**Data block**
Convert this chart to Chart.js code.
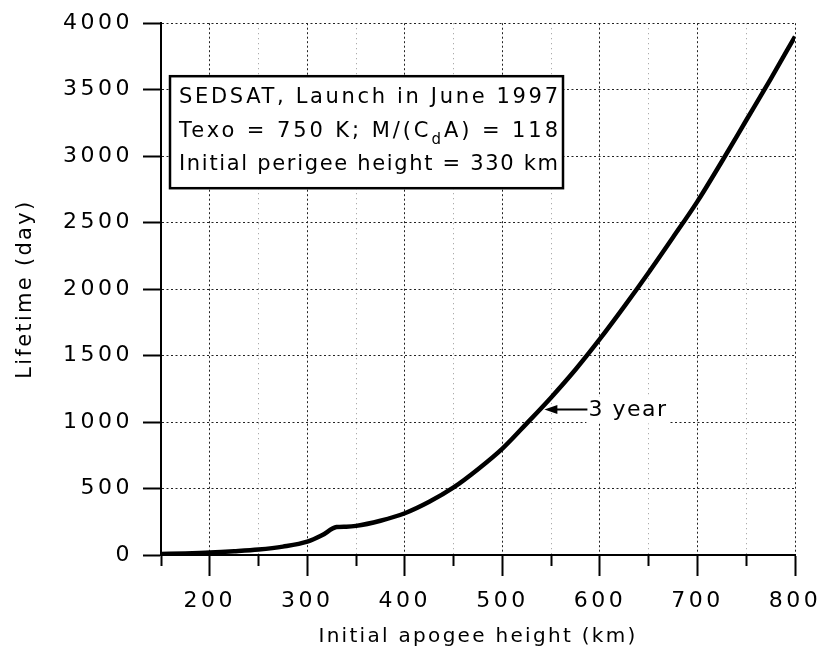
<!DOCTYPE html>
<html>
<head>
<meta charset="utf-8">
<script src="https://cdn.jsdelivr.net/npm/chart.js@4.4.1/dist/chart.umd.min.js"></script>
<style>
    html, body { margin: 0; padding: 0; background: #fff; }
    #wrap { width: 828px; height: 660px; }
</style>
</head>
<body>
<div id="wrap"><canvas id="lifeChart" width="828" height="660"></canvas></div>
<script>
// initial apogee height (km) vs orbital lifetime (day)
const apogeeHeights = [150, 175, 200, 225, 250, 275, 300, 315, 330, 340, 350, 375, 400, 425, 450, 475, 500, 525, 550, 575, 600, 625, 650, 675, 700, 725, 750, 775, 800];
const lifetimeDays = [8, 12, 18, 28, 41, 63, 100, 148, 210, 213, 219, 258, 314, 400, 508, 645, 800, 990, 1185, 1395, 1625, 1870, 2125, 2390, 2660, 2960, 3270, 3580, 3900];

const xRange = [150, 800];
const yRange = [0, 4000];

const boxLines = [
    'SEDSAT, Launch in June 1997',
    ['Texo = 750 K; M/(C', 'd', 'A) = 118'],
    'Initial perigee height = 330 km'
];
const markHeight = 540;
const markDays = 1095;
const markLabel = '3 year';

const FONT = "'DejaVu Sans', sans-serif";
Chart.defaults.font.family = FONT;
Chart.defaults.color = '#000';

function isMajor(c) {
    return !c.tick || c.tick.value % 100 === 0;
}

// text spacing, the scanned original is set very wide
const spacingPlugin = {
    id: 'spacing',
    beforeDraw(chart) { chart.ctx.letterSpacing = '2.3px'; },
    afterDatasetsDraw(chart) { chart.ctx.letterSpacing = '3.5px'; },
    afterDraw(chart) { chart.ctx.letterSpacing = '0px'; }
};

function drawSpaced(ctx, pieces, x, y, width) {
    ctx.letterSpacing = '0px';
    let natural = 0, chars = 0;
    pieces.forEach(p => {
        ctx.font = p[1];
        natural += ctx.measureText(p[0]).width;
        chars += p[0].length;
    });
    const gap = (width - natural) / (chars - 1);
    let cx = x;
    pieces.forEach(p => {
        ctx.font = p[1];
        ctx.letterSpacing = '0px';
        const w = ctx.measureText(p[0]).width;
        ctx.letterSpacing = gap + 'px';
        ctx.fillText(p[0], cx, y + p[2]);
        cx += w + p[0].length * gap;
    });
    ctx.letterSpacing = '0px';
}

const notesPlugin = {
    id: 'notes',
    afterDraw(chart) {
        const ctx = chart.ctx;
        const area = chart.chartArea;
        const xs = chart.scales.x, ys = chart.scales.y;
        ctx.save();

        // info box
        const bx = area.left + 9, by = area.top + 53, bw = 393, bh = 112;
        ctx.fillStyle = '#fff';
        ctx.fillRect(bx, by, bw, bh);
        ctx.strokeStyle = '#000';
        ctx.lineWidth = 2.5;
        ctx.strokeRect(bx, by, bw, bh);
        ctx.fillStyle = '#000';
        ctx.textBaseline = 'alphabetic';
        ctx.textAlign = 'left';
        const main = '21px ' + FONT;
        const sub = '15px ' + FONT;
        boxLines.forEach((line, i) => {
            const y = by + 27 + i * 33.5;
            const pieces = Array.isArray(line)
                ? [[line[0], main, 0], [line[1], sub, 7], [line[2], main, 0]]
                : [[line, main, 0]];
            drawSpaced(ctx, pieces, bx + 9, y, bw - 14);
        });

        // 3 year marker
        const tx = xs.getPixelForValue(markHeight) + 3;
        const ty = ys.getPixelForValue(markDays);
        const textX = tx + 44;
        ctx.font = '22px ' + FONT;
        ctx.letterSpacing = '1.5px';
        const tw = ctx.measureText(markLabel).width;
        ctx.fillStyle = '#fff';
        ctx.fillRect(textX - 2, ty - 13, tw + 4, 27);
        ctx.fillStyle = '#000';
        ctx.textBaseline = 'middle';
        ctx.fillText(markLabel, textX, ty + 1);
        ctx.letterSpacing = '0px';

        ctx.strokeStyle = '#000';
        ctx.lineWidth = 2;
        ctx.beginPath();
        ctx.moveTo(tx + 10, ty);
        ctx.lineTo(textX - 1, ty);
        ctx.stroke();
        ctx.beginPath();
        ctx.moveTo(tx, ty);
        ctx.lineTo(tx + 13, ty - 4.5);
        ctx.lineTo(tx + 13, ty + 4.5);
        ctx.closePath();
        ctx.fill();
        ctx.restore();
    }
};

function renderLifetimeChart() {
    const ctx = document.getElementById('lifeChart').getContext('2d');
    new Chart(ctx, {
        type: 'line',
        data: {
            datasets: [{
                label: 'Lifetime',
                data: apogeeHeights.map((h, i) => ({ x: h, y: lifetimeDays[i] })),
                borderColor: '#000',
                borderWidth: 4.5,
                pointRadius: 0,
                cubicInterpolationMode: 'monotone',
                fill: false
            }]
        },
        options: {
            responsive: false,
            animation: false,
            layout: { padding: { top: 19, right: 26, left: 0, bottom: 0 } },
            plugins: {
                legend: { display: false },
                tooltip: { enabled: false }
            },
            scales: {
                x: {
                    type: 'linear',
                    min: xRange[0],
                    max: xRange[1],
                    afterFit: s => { s.height = 105; },
                    border: {
                        color: '#000',
                        width: 2,
                        dash: c => isMajor(c) ? [2, 2.5] : [1, 4]
                    },
                    grid: {
                        color: c => isMajor(c) ? '#222' : '#999',
                        lineWidth: 1,
                        tickLength: 21,
                        tickColor: '#000',
                        tickWidth: 2,
                        tickBorderDash: c => isMajor(c) ? [] : [10, 100]
                    },
                    ticks: {
                        stepSize: 50,
                        autoSkip: false,
                        maxRotation: 0,
                        padding: 12,
                        z: 1,
                        font: { size: 22 },
                        callback: v => v % 100 === 0 ? String(v) : ''
                    },
                    title: {
                        display: true,
                        text: 'Initial apogee height (km)',
                        font: { size: 20 },
                        padding: { top: 0, bottom: 11 }
                    }
                },
                y: {
                    min: yRange[0],
                    max: yRange[1],
                    afterFit: s => { s.width = 161; },
                    border: { color: '#000', width: 2, dash: [2, 2.5] },
                    grid: {
                        color: '#222',
                        lineWidth: 1,
                        tickLength: 18,
                        tickColor: '#000',
                        tickWidth: 2,
                        tickBorderDash: []
                    },
                    ticks: {
                        stepSize: 500,
                        padding: 10,
                        z: 1,
                        font: { size: 22 },
                        callback: v => String(v)
                    },
                    title: {
                        display: true,
                        text: 'Lifetime (day)',
                        font: { size: 21 },
                        padding: { top: 13, bottom: 0 }
                    }
                }
            }
        },
        plugins: [spacingPlugin, notesPlugin]
    });
}

renderLifetimeChart();
</script>
</body>
</html>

**Stated task**
Skip every picture and return the lines above from the top through the one that contains "const yRange = [0, 4000];".

**Solution for this task**
Convert this chart to Chart.js code.
<!DOCTYPE html>
<html>
<head>
<meta charset="utf-8">
<script src="https://cdn.jsdelivr.net/npm/chart.js@4.4.1/dist/chart.umd.min.js"></script>
<style>
    html, body { margin: 0; padding: 0; background: #fff; }
    #wrap { width: 828px; height: 660px; }
</style>
</head>
<body>
<div id="wrap"><canvas id="lifeChart" width="828" height="660"></canvas></div>
<script>
// initial apogee height (km) vs orbital lifetime (day)
const apogeeHeights = [150, 175, 200, 225, 250, 275, 300, 315, 330, 340, 350, 375, 400, 425, 450, 475, 500, 525, 550, 575, 600, 625, 650, 675, 700, 725, 750, 775, 800];
const lifetimeDays = [8, 12, 18, 28, 41, 63, 100, 148, 210, 213, 219, 258, 314, 400, 508, 645, 800, 990, 1185, 1395, 1625, 1870, 2125, 2390, 2660, 2960, 3270, 3580, 3900];

const xRange = [150, 800];
const yRange = [0, 4000];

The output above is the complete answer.